We also learned that a group of Canadian IT security professionals hopes to officially set up a national computer emergency response team (CERT) network next month that will run round the clock, and act as warning system to spread news to the private sector and governments about cyber attacks. SecTor panelists also debated whether there should be limits to ethical hacking and explored the various ethical, legal and moral lines, and Kevvie Fowler, a risk consulting partner at KPMG Canada, raised serious security concerns around the open source Apache Hadoop platform for big data management, which has had a meteoric rise since its release in 2006.

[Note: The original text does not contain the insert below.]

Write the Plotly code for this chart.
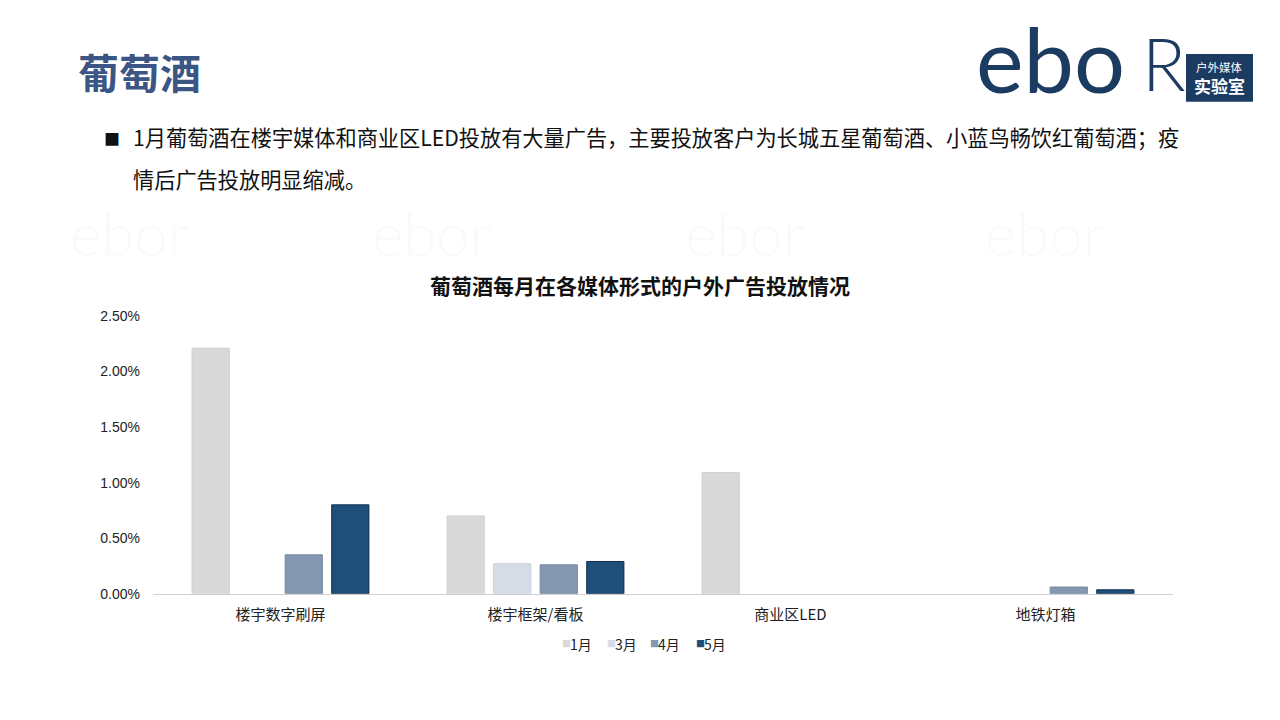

And from the small and medium-sized business perspective, over at ITBusiness.ca, Candice So reported on a keynote address by cyber security expert G. Mark Hardy, who shared three tips for today’s IT professionals: Be aware that threats can come from any quarter, it’s your job to communicate risk to upper management but if they’re not listening, be ready to move on, and SMBs are easy targets. She also explored why building a spy phone is as easy as injecting malware into Android apps.
In other SMB-focused coverage from SecTor, a video from Brian Jackson explores the wacky happenings on the SecTor show floor, from lock picking and hand hacking to dongles. Also, a blog from Claudiu Popa asks how much fun an IT security conference can be, anyway? (Apparently, pretty fun.)